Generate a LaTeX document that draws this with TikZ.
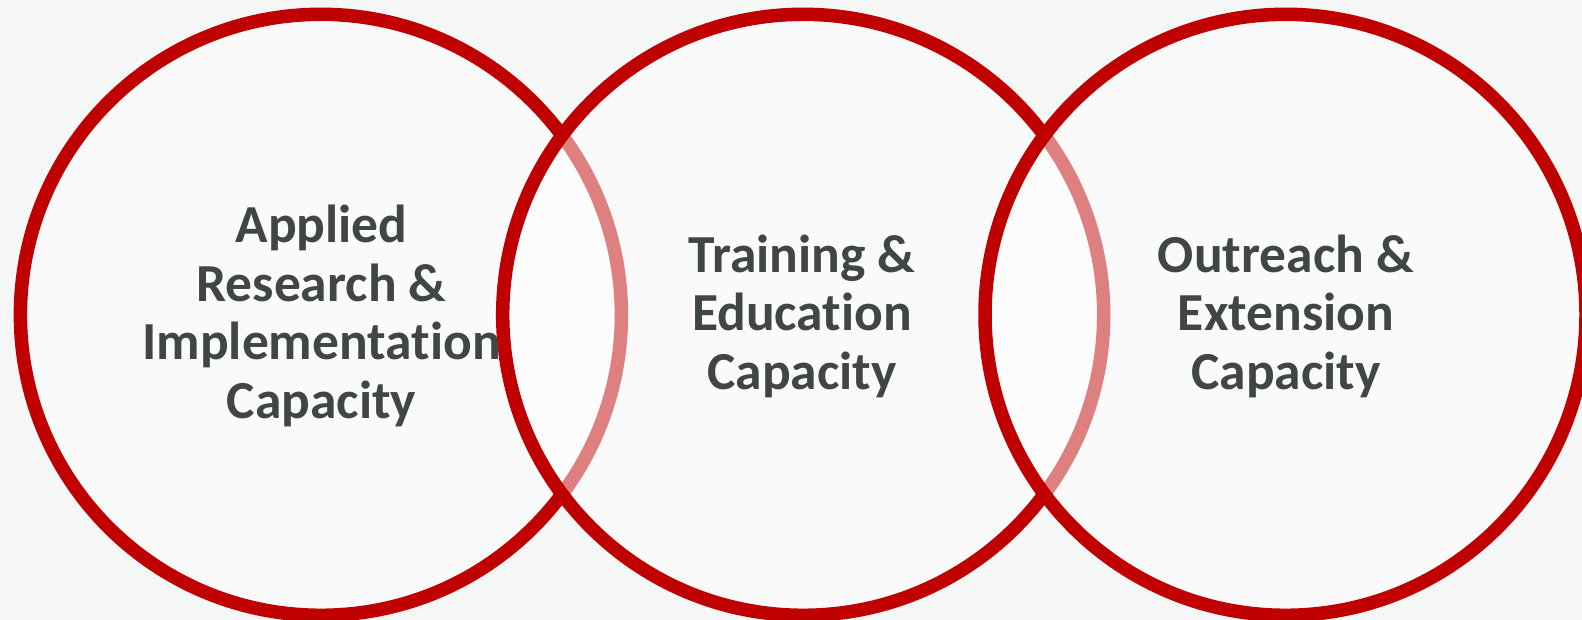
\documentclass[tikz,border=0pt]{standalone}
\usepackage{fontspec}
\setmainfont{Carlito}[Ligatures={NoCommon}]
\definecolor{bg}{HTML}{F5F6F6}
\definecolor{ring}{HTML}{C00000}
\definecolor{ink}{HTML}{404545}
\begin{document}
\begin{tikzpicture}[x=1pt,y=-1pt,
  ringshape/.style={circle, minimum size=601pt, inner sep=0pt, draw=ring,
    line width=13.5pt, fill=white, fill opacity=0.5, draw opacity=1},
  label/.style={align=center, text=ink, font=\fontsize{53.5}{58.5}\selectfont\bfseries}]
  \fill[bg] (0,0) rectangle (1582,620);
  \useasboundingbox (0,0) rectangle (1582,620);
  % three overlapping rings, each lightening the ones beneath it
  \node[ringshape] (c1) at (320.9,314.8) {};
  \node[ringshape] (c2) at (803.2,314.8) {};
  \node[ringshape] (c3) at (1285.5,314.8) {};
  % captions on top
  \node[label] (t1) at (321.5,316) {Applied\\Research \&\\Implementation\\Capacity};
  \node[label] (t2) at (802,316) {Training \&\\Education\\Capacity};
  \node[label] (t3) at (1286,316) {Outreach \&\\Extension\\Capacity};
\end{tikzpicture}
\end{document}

———

▶ Your objective
Copy the material above exactly and drop the pictures.

▶ Response for this exercise
Generate a LaTeX document that draws this with TikZ.
\documentclass[tikz,border=0pt]{standalone}
\usepackage{fontspec}
\setmainfont{Carlito}[Ligatures={NoCommon}]
\definecolor{bg}{HTML}{F5F6F6}
\definecolor{ring}{HTML}{C00000}
\definecolor{ink}{HTML}{404545}
\begin{document}
\begin{tikzpicture}[x=1pt,y=-1pt,
  ringshape/.style={circle, minimum size=601pt, inner sep=0pt, draw=ring,
    line width=13.5pt, fill=white, fill opacity=0.5, draw opacity=1},
  label/.style={align=center, text=ink, font=\fontsize{53.5}{58.5}\selectfont\bfseries}]
  \fill[bg] (0,0) rectangle (1582,620);
  \useasboundingbox (0,0) rectangle (1582,620);
  % three overlapping rings, each lightening the ones beneath it
  \node[ringshape] (c1) at (320.9,314.8) {};
  \node[ringshape] (c2) at (803.2,314.8) {};
  \node[ringshape] (c3) at (1285.5,314.8) {};
  % captions on top
  \node[label] (t1) at (321.5,316) {Applied\\Research \&\\Implementation\\Capacity};
  \node[label] (t2) at (802,316) {Training \&\\Education\\Capacity};
  \node[label] (t3) at (1286,316) {Outreach \&\\Extension\\Capacity};
\end{tikzpicture}
\end{document}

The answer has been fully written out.